Senator for Yobe East
- In office 5 June 2007 – 9 June 2019
- Preceded by: Usman Adamu
- Succeeded by: Ibrahim Gaidam

Governor of Yobe State
- In office 29 May 1999 – 29 May 2007
- Deputy: Aliyu Sale Bagare
- Preceded by: Musa Mohammed
- Succeeded by: Mamman Bello Ali
- In office January 1992 – November 1993
- Preceded by: Sani Daura Ahmed
- Succeeded by: Dabo Aliyu

Personal details
- Born: October 1950
- Died: 4 February 2024 (aged 73) Madinah, Saudi Arabia
- Party: Social Democratic Party (1991–1993); All Nigeria People's Party (1998–2014); All Progressives Congress (2014–2024);
- Spouses: Maryam Ibrahim; Aishatu Ibrahim; Khadija Ibrahim;
- Education: Ahmadu Bello University
- Occupation: Politician

= Bukar Ibrahim =

Nigerian politician (1950–2024)

Bukar Abba Ibrahim (Walin Gujba) (October 1950 – 4 February 2024) was a Nigerian politician who served as the senator representing the Yobe East senatorial district from 2007 to 2019. He previously served twice as the governor of Yobe State from 1992 to 1993 and from 1999 to 2007.

==Background==
Bukar Abba Ibrahim was born in Ancient Goniri Town now Gujba Local Government. October 1950, but never knew the precise date. He began attending Central primary school Goniri in 1957. In 1965, he proceeded to Government College in Maiduguri. After taking the West African School Certificate Examination in 1970, he was admitted to Ahmadu Bello University in 1972 where he obtained his Bachelor of Science degree in Quantity Surveying in 1975 Graduated With First Class. Thereafter, he undertook post-graduate professional training in the United Kingdom from 1981 to 1982, which led to his qualification as an associate member of the Nigeria Institute of Quantity Surveyors.

From 1985 to 1988, he worked as a civil servant in Borno State eventually becoming Commissioner of Works.

Ibrahim, a Muslim, was married to three wives: Hajiya (Dr) Maryam Ibrahim, Hajiya Aishatu Ibrahim (Late)and Khadija Ibrahim

Bukar Ibrahim died in Madinah, Saudi Arabia on 4 February 2024, at the age of 73.

==Gubernatorial career==
In December 1991, a few months after Yobe State was created, Ibrahim contested and won the gubernatorial election under the banner of the Social Democratic Party (SDP). He held that position until in November 1993, when the military took control of government.
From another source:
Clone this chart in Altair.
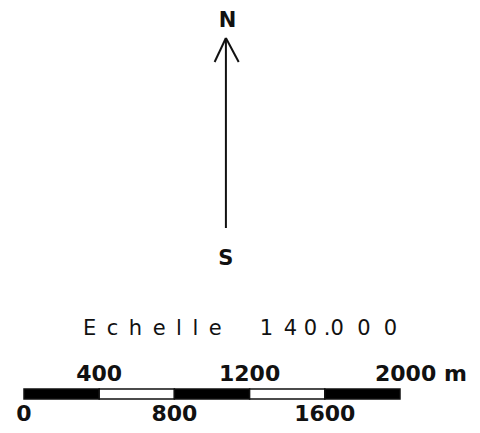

Nigeria transitioned from military to civilian rule beginning in late 1998. Gubernatorial elections were held in January 1999 and Ibrahim was again elected governor, this time under the banner of the All People's Party (APP), and took office on 29 May 1999. The APP was later renamed All Nigeria People's Party (ANPP) due to a factional split. He was re-elected in 2003 for a second four-year term and was one of only four incumbent (ANPP) governors to maintain their positions.

During his first term, on 5 August 1993 Ibrahim split the state's four emirates into 13. This change was reversed by the military regime of Sani Abacha. In his second term after the return to democracy, on 6 January 2000, he re-implemented the new emirates, adding Ngazargamu, Gujba, Nguru, Tikau, Pataskum, Yusufari, Gudi, Fune and Jajere. The Emir of Fika, Muhammadu Abali, protested at the break-up of his emirate and took the government to court, but eventually accepted the change.

==Senatorial career==
In 2007, he was elected to the Senate for the Yobe East constituency. He ran for re-election in the 9 April 2011 Senatorial contest for Yobe East on the ANPP platform, and won with 115,763 votes against former Senator Lawan Jalo Zarami of the People's Democratic Party (PDP), who gained 67,438 votes.